What was fun was upon returning to refuel....the queue got awfully long for the number of fuel nozzles available.

At which point it was more like a Circus than we would like to admit.

Old-Duffer
2nd Feb 2019, 14:07
Wing Commander Alan Lee MVO

Lee was recovered from the water (washed up on a beach) and is buried in Orpington. His parent unit is described as 'RAF Bangkok'

Old Duffer

chopper2004
15th Feb 2019, 16:49
A rather rare photo of an operational RAF aircraft and pilot in Vietnam during The American War:
http://www.207squadron.rafinfo.org.uk/devons/mswineyVP978.jpg
Tan Son Nhut 1970

and another photo of another one at Hue the same year:
http://www.207squadron.rafinfo.org.uk/devons/VP962_Hue_010770.jpg

Both photos taken from the RAFinfo website (http://www.207squadron.rafinfo.org.uk/devons/VP962ms.htm).

One can see said Air Attache's Devon on the pan at 0:11

https://www.youtube.com/watch?v=JTzEgz0r3Y4

Cheers

chopper2004
15th Feb 2019, 17:22
20 years ago, I worked with an ex-RE officer (who had been med discharged early as a result of a rubgy injury) and his father who was IIRC, a Lt.Col? in the RE at the time, had been a junior officer in the RE in the late 1960's and was on an exchange tour with a Kiwi army engineer unit that was then detached to Vietnam while he was on secondment. He went to Vietnam and did a combat tour with them.

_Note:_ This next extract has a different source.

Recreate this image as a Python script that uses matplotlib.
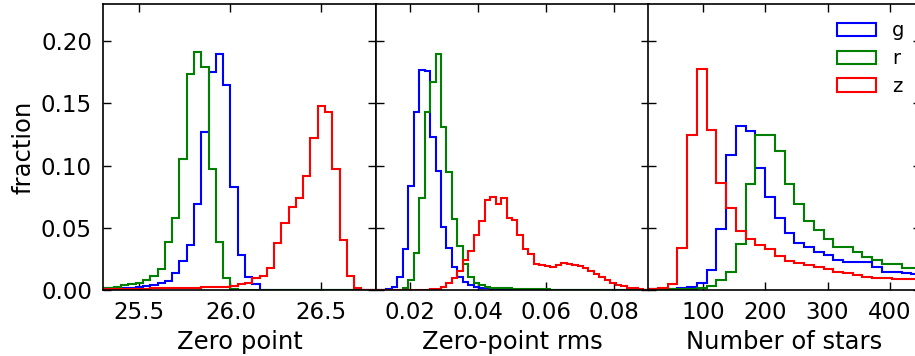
import numpy as np
import matplotlib
matplotlib.use("Agg")
import matplotlib.pyplot as plt

bands = ["g", "r", "z"]
band_colors = ["blue", "green", "red"]

# zero point histograms (fraction per bin)
zp_edges = np.linspace(25.2, 26.8, 41)
zp_g = [0.001, 0.0012, 0.0015, 0.0015, 0.0016, 0.0018, 0.002, 0.0025, 0.003, 0.004,
        0.0055, 0.0075, 0.014, 0.023, 0.036, 0.069, 0.127, 0.175, 0.190, 0.165,
        0.083, 0.028, 0.0107, 0.0045, 0, 0, 0, 0, 0, 0,
        0, 0, 0, 0, 0, 0, 0, 0, 0, 0]
zp_r = [0.0008, 0.001, 0.0013, 0.002, 0.0027, 0.0038, 0.0048, 0.006, 0.008, 0.011,
        0.017, 0.039, 0.058, 0.105, 0.174, 0.191, 0.179, 0.097, 0.039, 0.0099,
        0.0005, 0, 0, 0, 0, 0, 0, 0, 0, 0,
        0, 0, 0, 0, 0, 0, 0, 0, 0, 0]
zp_z = [0.0005, 0.0006, 0.0006, 0.0007, 0.0008, 0.0009, 0.001, 0.0011, 0.0012, 0.0013,
        0.0014, 0.0015, 0.0016, 0.0017, 0.0018, 0.002, 0.0021, 0.0023, 0.0025, 0.0028,
        0.0032, 0.0046, 0.006, 0.0094, 0.011, 0.018, 0.038, 0.054, 0.067, 0.074,
        0.092, 0.122, 0.148, 0.143, 0.097, 0.040, 0.011, 0.002, 0, 0]

# zero-point rms histograms
rms_edges = np.linspace(0.01, 0.09, 51)
rms_g = [0, 0, 0.0005, 0.0027, 0.0107, 0.0327, 0.084, 0.143, 0.1766, 0.1758,
         0.1227, 0.0953, 0.0505, 0.0335, 0.0188, 0.0102, 0.0067, 0.004, 0.0027, 0.002,
         0.0013, 0.0008, 0.0005, 0.0004, 0.0003, 0.0002, 0.0002, 0.0001, 0.0001, 0.0001,
         0, 0, 0, 0, 0, 0, 0, 0, 0, 0,
         0, 0, 0, 0, 0, 0, 0, 0, 0, 0]
rms_r = [0, 0, 0, 0, 0.0003, 0.0013, 0.008, 0.0295, 0.0738, 0.1428,
         0.167, 0.190, 0.131, 0.0945, 0.057, 0.035, 0.021, 0.0102, 0.0054, 0.0038,
         0.0027, 0.002, 0.0017, 0.0015, 0.0013, 0.0011, 0.001, 0.0009, 0.0008, 0.0007,
         0.0006, 0.0005, 0.0004, 0.0004, 0.0003, 0.0003, 0.0002, 0.0002, 0.0001, 0.0001,
         0.0001, 0, 0, 0, 0, 0, 0, 0, 0, 0]
rms_z = [0, 0, 0, 0, 0, 0, 0, 0, 0, 0.0003,
         0.0006, 0.0012, 0.0025, 0.0055, 0.0095, 0.0156, 0.024, 0.031, 0.0446, 0.0558,
         0.072, 0.0746, 0.0692, 0.0738, 0.0577, 0.0564, 0.0443, 0.033, 0.029, 0.021,
         0.0205, 0.019, 0.0185, 0.020, 0.0215, 0.021, 0.020, 0.0195, 0.0175, 0.0155,
         0.013, 0.0105, 0.008, 0.006, 0.0042, 0.003, 0.002, 0.0013, 0.0007, 0.0003]

# number of stars histograms
nstar_edges = np.linspace(12, 450, 29)
nstar_g = [0.0008, 0.001, 0.0012, 0.0016, 0.0027, 0.0059, 0.0161, 0.0488, 0.1082, 0.1318,
           0.1275, 0.098, 0.0745, 0.058, 0.0459, 0.0376, 0.0349, 0.0302, 0.0282, 0.0242,
           0.0228, 0.0223, 0.0223, 0.0186, 0.0147, 0.0147, 0.0135, 0.0128]
nstar_r = [0.0005, 0.0006, 0.0008, 0.001, 0.0012, 0.0018, 0.003, 0.008, 0.0148, 0.0368,
           0.0855, 0.125, 0.125, 0.112, 0.0855, 0.0695, 0.0558, 0.048, 0.0408, 0.0349,
           0.0349, 0.0305, 0.0268, 0.0242, 0.0212, 0.0212, 0.018, 0.018]
nstar_z = [0.001, 0.0018, 0.0047, 0.034, 0.125, 0.178, 0.129, 0.0864, 0.0663, 0.0478,
           0.0407, 0.0365, 0.033, 0.0274, 0.0235, 0.0219, 0.0198, 0.0181, 0.0165, 0.0147,
           0.0134, 0.0122, 0.0108, 0.0096, 0.0095, 0.0092, 0.0086, 0.0086]

panels = [
    (zp_edges, [zp_g, zp_r, zp_z], "Zero point", (25.3, 26.8), [25.5, 26.0, 26.5]),
    (rms_edges, [rms_g, rms_r, rms_z], "Zero-point rms", (0.01, 0.09), [0.02, 0.04, 0.06, 0.08]),
    (nstar_edges, [nstar_g, nstar_r, nstar_z], "Number of stars", (12, 450), [100, 200, 300, 400]),
]

W, H = 915, 356
fig = plt.figure(figsize=(W / 100, H / 100), dpi=100)
plt.rcParams["font.family"] = ["DejaVu Sans"]

lefts = [103, 375.5, 648]
pw = 273
axes = []
for i, (edges, vals, xlabel, xlim, xticks) in enumerate(panels):
    ax = fig.add_axes([lefts[i] / W, 66 / H, pw / W, 286 / H])
    centers = 0.5 * (edges[:-1] + edges[1:])
    for band, col, v in zip(bands, band_colors, vals):
        ax.hist(centers, bins=edges, weights=v, histtype="step", color=col, lw=1.5, label=band)
    ax.set_xlim(*xlim)
    ax.set_ylim(0, 0.23)
    ax.set_xticks(xticks)
    ax.set_yticks([0.0, 0.05, 0.10, 0.15, 0.20])
    ax.tick_params(direction="in", length=6, width=1, top=True, right=True,
                   labelsize=16.5, pad=8)
    for s in ax.spines.values():
        s.set_linewidth(1.2)
    ax.set_xlabel(xlabel, fontsize=17.5, labelpad=4.5)
    if i > 0:
        ax.tick_params(labelleft=False)
    axes.append(ax)

axes[0].set_ylabel("fraction", fontsize=17.5, labelpad=4)
axes[0].yaxis.set_major_formatter(matplotlib.ticker.FormatStrFormatter("%.2f"))

axes[2].legend(loc="upper left", bbox_to_anchor=(829.6 / W, 1 - 13.7 / H),
               bbox_transform=fig.transFigure, frameon=False, fontsize=14,
               handlelength=2.0, handleheight=0.69, labelspacing=0.45,
               handletextpad=0.8, borderaxespad=0)

fig.savefig("out.png", dpi=100)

Reminds me of a good friend and former colleague from my offshore helicopter ,maintenance days, now retired. He was in the AAC - REME in the 60s. He was based in the Far East with a Sioux troop or sqn in Borneo or Singapore and when I was rattling on about Vietnam helicopter ops, he said the Sappers went into Thailand for either an exercise or to help the Royal Thai Army in construction of a bridge, and couple of Sioux accompanied the Sappers. they did their job and left, no hint of any skullduggery or cross border ops that he was aware of.